В одной Германии только, за одно столетие только — с 1450 год по 1550 год — было замучено и сожжено 100 тысяч женщин.
Их преступление? Божественная многомудрая ученость юридически свято доказала, что они — эти 100 тысяч женщин — были ведьмами.
По тысяче на костер ежегодно только в одной Германии!
Ни один Божественный трактат, ни одна Божественная догма — ни учение об устройстве Земли, ни учение об устройстве Неба, ни учение об устройстве Души — не подтвердились. Но Божественная Истина каким-то невероятным образом сохранилась во всей своей нерастраченной красе и силе. Даже для такого чистейшего гения, каким был Николай Александрович: «Я не Бога не принимаю, а мира Божьего не принимаю».
Правда, во имя сохранения драгоценной особы он делает отчаянный пируэт, попахивающий явной ересью: отказывает Творцу в его традиционном законном праве быть таковым, то есть — Творцом и Мироправителем в этом природном мире.
«В этом мире необходимости, разобщенности и порабощенности, в этом падшем мире царствует не Бог, — уверяет он, — а князь мира сего. Бог царствует в царстве свободы, а не в царстве необходимости, в духе, а не в детерминированной природе».
Хорошенькое местечко выбрал, не правда ли? Ни людей, ни забот. Царство свободы! Одна абстракция в другой. Трансцендентность в трансцендентности. Но как быть с книгами? Со священными писаниями? Вековыми церковными уложениями и законами? Как их-то подправить и подрумянить? Или спрятать, на худой конец? Но как? Их же — море-океан!
Потом, как быть с Иисусом Христом? Он же и вовсе — наполовину человек. Или на треть?
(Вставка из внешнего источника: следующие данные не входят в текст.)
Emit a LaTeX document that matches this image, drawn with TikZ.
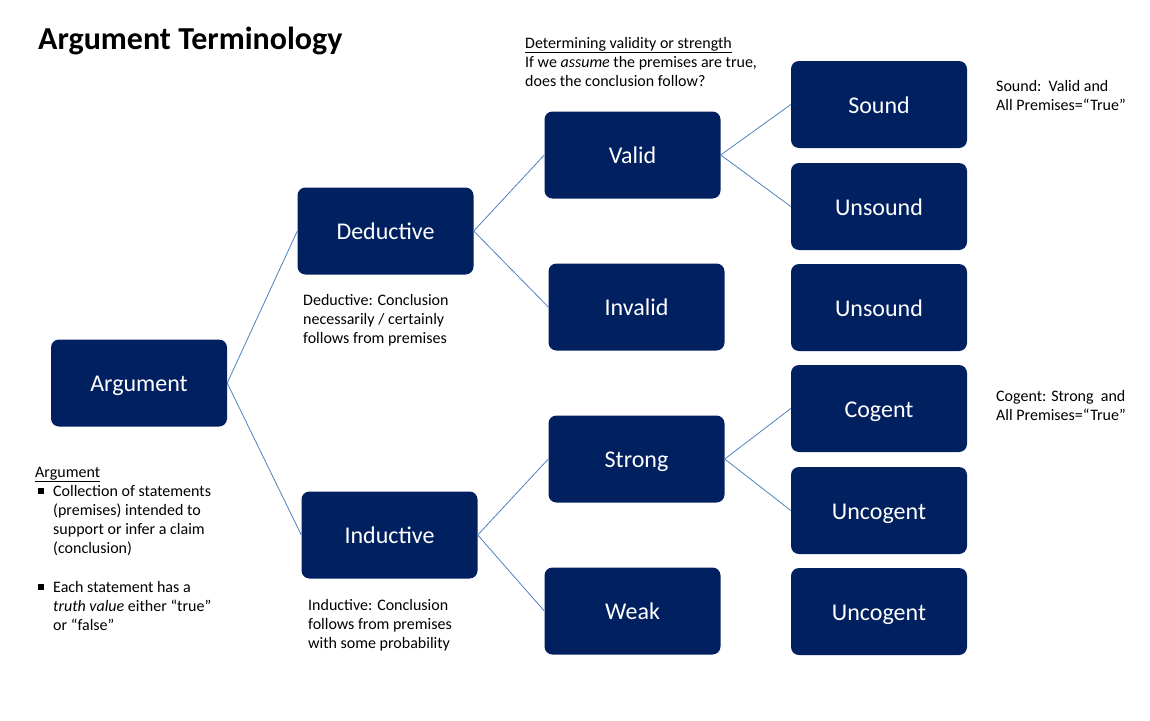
\documentclass[tikz,border=0pt]{standalone}
\usepackage{fontspec}
\setmainfont{Carlito}
\definecolor{navy}{RGB}{0,32,96}
\definecolor{linkblue}{RGB}{79,129,189}
\begin{document}
\begin{tikzpicture}[x=1pt,y=-1pt,
  box/.style={fill=navy, rounded corners=8pt, minimum width=176pt, minimum height=87pt,
    inner sep=0pt, text height=17pt, text depth=0pt, text=white,
    font=\fontsize{24}{29}\selectfont},
  link/.style={draw=linkblue, line width=0.8pt},
  % multi-line notes are placed by the baseline of their last line
  note/.style={anchor=base west, inner sep=0pt, align=left, font=\fontsize{16}{19}\selectfont}]
\useasboundingbox (0,0) rectangle (1150,720);

% title
\node[anchor=base west, inner sep=0pt, font=\fontsize{32}{38}\selectfont\bfseries] (title) at (38,49) {Argument Terminology};

% tree boxes
\node[box] (arg)   at (139,383)   {Argument};
\node[box] (ded)   at (385.5,231) {Deductive};
\node[box] (ind)   at (389.5,535) {Inductive};
\node[box] (valid) at (632.5,155) {Valid};
\node[box] (inval) at (636.5,307) {Invalid};
\node[box] (strong) at (636.5,459) {Strong};
\node[box] (weak)  at (632.5,611) {Weak};
\node[box] (sound) at (879,104.5) {Sound};
\node[box] (unsA)  at (879,206.5) {Unsound};
\node[box] (unsB)  at (879,307.5) {Unsound};
\node[box] (cog)   at (879,408.5) {Cogent};
\node[box] (uncA)  at (879,510.5) {Uncogent};
\node[box] (uncB)  at (879,611.5) {Uncogent};

% connectors
\draw[link] (arg.east) -- (ded.west);
\draw[link] (arg.east) -- (ind.west);
\draw[link] (ded.east) -- (valid.west);
\draw[link] (ded.east) -- (inval.west);
\draw[link] (valid.east) -- (sound.west);
\draw[link] (valid.east) -- (unsA.west);
\draw[link] (ind.east) -- (strong.west);
\draw[link] (ind.east) -- (weak.west);
\draw[link] (strong.east) -- (cog.west);
\draw[link] (strong.east) -- (uncA.west);

% notes
\node[note] (detnote) at (525,86) {\underline{Determining validity or strength}\\If we \textit{assume} the premises are true,\\does the conclusion follow?};
\node[note] (sndnote) at (996,110) {Sound:\ \ Valid and\\All Premises=“True”};
\node[note] (cognote) at (996,420) {Cogent: Strong\ \ and\\All Premises=“True”};
\node[note] (dednote) at (303,343) {Deductive: Conclusion\\necessarily / certainly\\follows from premises};
\node[note] (indnote) at (308,648) {Inductive: Conclusion\\follows from premises\\with some probability};

% argument definition
\node[note] (arghead) at (35,477) {\underline{Argument}};
\node[note] (bulA) at (38,496) {\raisebox{2pt}{\rule{6pt}{6pt}}};
\node[note] (itemA) at (53,553) {Collection of statements\\(premises) intended to\\support or infer a claim\\(conclusion)};
\node[note] (bulB) at (38,592) {\raisebox{2pt}{\rule{6pt}{6pt}}};
\node[note] (itemB) at (53,630) {Each statement has a\\\textit{truth value} either “true”\\or “false”};
\end{tikzpicture}
\end{document}
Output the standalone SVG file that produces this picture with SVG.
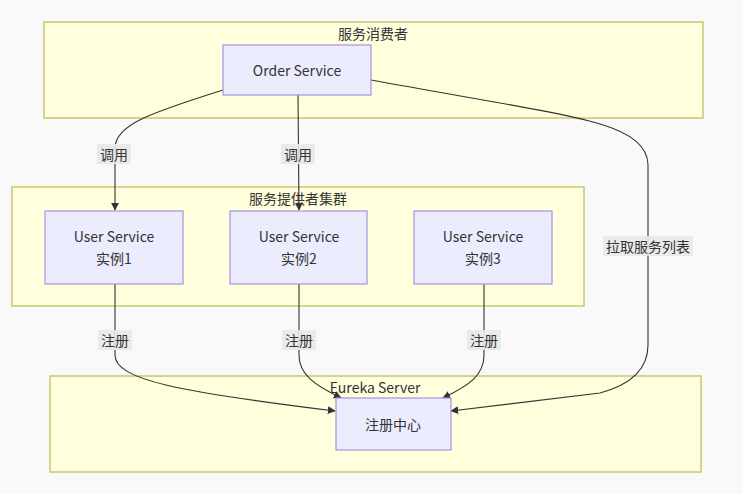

Арифметике тут делать нечего.
И самое главное — как быть простому смертному верующему? Ему-то Бог нужен в этом мире. Не где-то там, в Трансценденции, а здесь, рядышком, чтобы мог подсобить, когда потребуется, и наградить, когда заслужится, и наказать, когда проштрафится, и указать, и наставить, когда заблудится, и так далее.
Не знаю. Голова пухнет от всех этих вопросов. Свихнуться можно. Ясных ответов на них, я лично у Николая Александровича не встречал. Если кто на подсказку расщедрится, намотаю на ус, который непременно для этого отращу. Даю слово. А пока что еще один, несколько ехидный, признаюсь, вопросец. Неужели не брезгливо вытаскивать господина Мироправителя из мира мирского, то есть, из его же собственного детского места, чтобы смыть с него легендарное дермецо да очищенного переместить в нечто иное? А если нет, не брезгливо, — то порядочно ли для такого мудрого и нравственного ума? Ведь до сих пор забыть не могу, как по моей отнюдь не могучей студенческой спине истово прохаживались профессорские плетки, насвистывая ту же присную, по сути, мелодию. Мол, Ленин — свят, и негоже валить на него вину за наши греховодные делишки.